Two factors were primary in its conclusion that the absolute priority rule was not abrogated. 1) its interpretation of the overarching purpose behind BAPCPA, and 2) its belief that had Congress intended to abrogate the rule, it would have done so more coherently.
With respect to BAPCPA’s purpose, and despite the fact that its very title purports to be equally geared toward abuse prevention and consumer protection, the court found that its purpose was, in fact, to ensure that consumer debtors pay as much to their creditors as possible. The court quoted In re Gbadebo, 431 B.R. 222, 229 (Bankr. N.D. Cal. 2010), for the conclusion that “[n]o one who reads BAPCPA as a whole can reasonably conclude that it was designed to enhance the individual debtor’s ‘fresh start.’” The court rejected the argument that when Congress enacted the means test it effectively shunted many debtors who were not eligible for chapter 13 relief and who were no longer eligible for chapter 7 relief into chapter 11. Having thus directed a new class of debtors into this reorganization chapter, it makes no sense for Congress to make it virtually impossible for them to have a plan confirmed under that chapter.

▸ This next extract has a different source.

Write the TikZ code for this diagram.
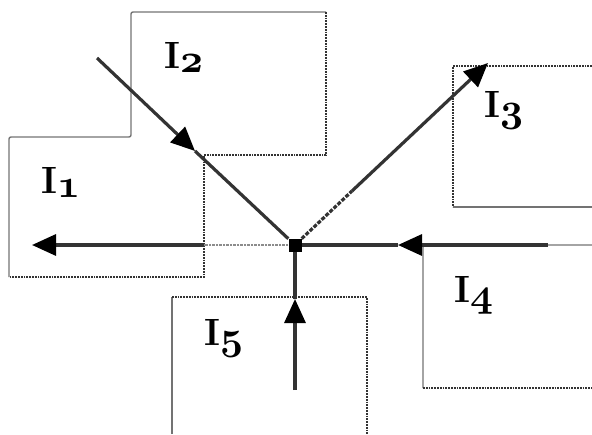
\RequirePackage{fix-cm}
\documentclass[tikz,border=0pt]{standalone}
\usetikzlibrary{arrows.meta}
\newcommand{\Ireg}[1]{\textbf{I}\raisebox{-4pt}{\fontsize{40}{44}\selectfont$\oldstylenums{#1}$}}
\begin{document}
\begin{tikzpicture}[x=1pt, y=-1pt,
  edge/.style={draw=black!55, line width=1.4pt, rounded corners=2pt},
  dotedge/.style={draw=black!80, line width=1.8pt, densely dotted},
  ray/.style={draw=black!80, line width=3.2pt},
  faint/.style={draw=black!45, line width=2.5pt, densely dotted},
  beaded/.style={draw=black!80, line width=3.2pt, dash pattern=on 4pt off 1.5pt},
  tip/.style={-{Triangle[length=24pt,width=21pt,black]}},
  lbl/.style={font=\fontsize{38}{44}\selectfont\boldmath, inner sep=0pt, anchor=base west},
  junction/.style={fill=black, minimum size=13pt, inner sep=0pt}
]
\useasboundingbox (0,0) rectangle (592,434);
% regions
\draw[edge] (9,277) -- (9,137) -- (131,137) -- (131,12) -- (326,12);
\draw[dotedge] (326,12) -- (326,155) -- (204,155) -- (204,277) -- (9,277);
\draw[dotedge] (592,66) -- (453,66) -- (453,207);
\draw[edge] (453,207) -- (592,207);
\draw[edge] (592,245) -- (423,245) -- (423,388);
\draw[dotedge] (423,388) -- (592,388);
\draw[edge] (172,434) -- (172,297);
\draw[dotedge] (172,297) -- (367,297) -- (367,434);
% rays
\node[junction] (j) at (295,245) {};
\coordinate (s2) at (97,58);
\coordinate (m2) at (195,151);
\coordinate (s4) at (548,245);
\coordinate (m4) at (398,245);
\coordinate (s5) at (295,390);
\coordinate (m5) at (295,299);
\coordinate (b1) at (204,245);
\coordinate (a1) at (32,245);
\coordinate (b3) at (352,191);
\coordinate (a3) at (488,63);
\draw[ray, tip] (s2) -- (m2);
\draw[ray] (m2) -- (j);
\draw[ray, tip] (s4) -- (m4);
\draw[ray] (m4) -- (j);
\draw[ray, tip] (s5) -- (m5);
\draw[ray] (m5) -- (j);
\draw[faint] (j) -- (b1);
\draw[ray, tip] (b1) -- (a1);
\draw[beaded] (j) -- (b3);
\draw[ray, tip] (b3) -- (a3);
\node[junction] at (j) {};
% labels
\node[lbl] (l1) at (41,193) {\Ireg{1}};
\node[lbl] (l2) at (164,68) {\Ireg{2}};
\node[lbl] (l3) at (484,117) {\Ireg{3}};
\node[lbl] (l4) at (454,302) {\Ireg{4}};
\node[lbl] (l5) at (204,345) {\Ireg{5}};
\end{tikzpicture}
\end{document}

The decision is equally nonsensical with respect to the drafting of the statutes. One could equally argue that “no one who reads BAPCPA as a whole could reasonably conclude” that Congress always expresses its intent in the most efficient and concise way. However, that is what the Court seemed to conclude. It found that had Congress intended to abrogate the absolute priority rule, there were better ways that it could have done it and, therefore, that was not Congress’s intent.
Having concluded that Congress did not intend to afford debtors a greater opportunity to retain their business while repaying their creditors to the best of their ability, the court went on to take a rosy view of creditors. It found that debtors’ relief, denied by Congress, can be found in the generosity of their creditors to agree to a plan that allows the debtor to continue his business even though to do so lessens their recovery.
This issue is currently pending in the Fifth Circuit, In re Lively, No. 12-90014, (debtor lost below) and the Ninth Circuit, P + P, LLC v. Freidman, No. 12-60033, 12-60034, (debtor won below), and the Tenth Circuit, In re Stephens, No. 11-6309 (debtor won below).